As he entered the courtroom, Amirov stood with his chest puffed out, his jaw thrust forward and his thick arms swinging. Throughout a brief arraignment, he sat bouncing his knee, affirming through an interpreter that he understood the charges against him. He pleaded not guilty and was ordered detained.

Garland described the plot as the culmination of Tehran’s long efforts to silence Alinejad, who has written in The New York Times about why she was forced to flee her homeland in 2009.

“As a journalist in Iran, I often got into trouble exposing the regime’s mismanagement and corruption until, eventually, my press pass was revoked,” she wrote.

The indictment does not say Iranian officials were behind the assassination plot, but it suggests a connection. Iran’s delegation to the United Nations did not immediately return a request for comment.

According to the indictment, the defendants began planning to kill Alinejad in July, when Amirov, the Iran-based defendant, received “targeting” information — images of Alinejad’s home from an internet mapping service, her address and two photographs of her — from other people in Iran, who were not identified.




He sent the information to Omarov, a Georgian citizen based in Eastern Europe.

Mehdiyev traveled to Brooklyn, where he took photographs and made a video showing Alinejad’s house, which were sent to Amirov and Omarov.

They then arranged for a payment of $30,000 in cash to be made to Mehdiyev, to buy an assault rifle and carry out the killing, the indictment says.

Mehdiyev sent Omarov a photograph of the cash, which was wrapped in rubber bands.

Not all of the money went to the alleged plot: Mehdiyev diverted $10,000 to a “romantic partner in Eastern Europe,” the indictment says.

On July 19, he obtained the assault rifle with an obliterated serial number.

He messaged a housemate the next day, the indictment says: “You’d lose your mind if you saw it.”

Over the next week or so, Mehdiyev traveled repeatedly to Brooklyn to surveil Alinejad, her family members and her house.

In one exchange on July 24 cited in the indictment, Omarov messaged Mehdiyev, asking where he was.

“At the crime scene,” Mehdiyev responded.

“OK. You are a man!” Omarov replied.

Mehdiyev wrote back: “We blocked it from both sides, it will be a show once she steps out of the house.”

On July 26, Mehdiyev and Omarov exchanged messages about strategies to lure Alinejad to her front door — including the possibility of asking her for flowers from her garden. But she did not come to the door, the indictment notes.

On July 28, Mehdiyev returned to Alinejad’s house and sent Omarov a video made from inside his car, the indictment says.
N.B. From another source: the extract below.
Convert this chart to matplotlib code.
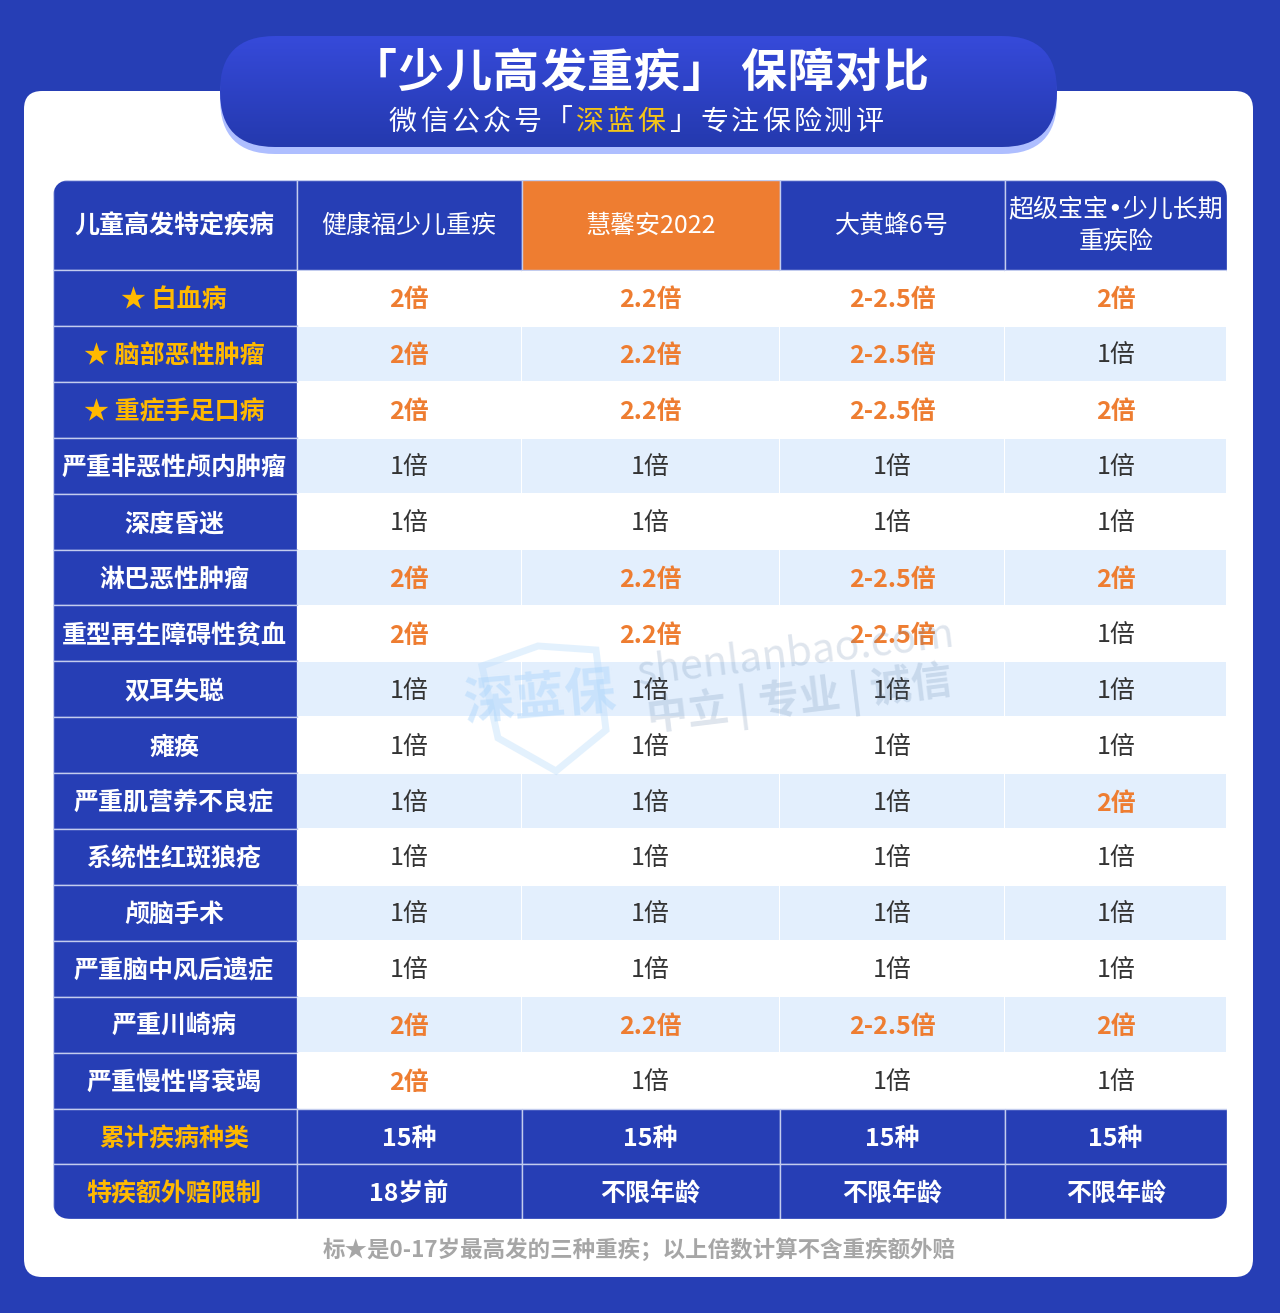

It showed Mehdiyev displaying the rifle in a suitcase, with the caption “we are ready.”

Later that day, Alinejad, detecting suspicious activity outside her house, left the area, and Mehdiyev departed about 15 minutes later, the indictment says. He was stopped by New York City Police officers after a traffic violation, and they found inside his car the rifle, two ammunition magazines, about 66 rounds of ammunition, a black ski mask and about $1,100 in cash.

After Mehdiyev was ordered held at a federal detention center, he obtained a contraband cellphone and used it to communicate with Omarov and others, the indictment says. In one message, he sent a photograph of his prisoner identification card and a view of his cell, as proof of his arrest, and asked for money to buy food and cigarettes.

On Aug. 7, Amirov and Omarov discussed news coverage of Mehdiyev’s arrest.

“He has become popular, brother,” Amirov wrote.

“I hope he will not make trouble for me,” Omarov replied.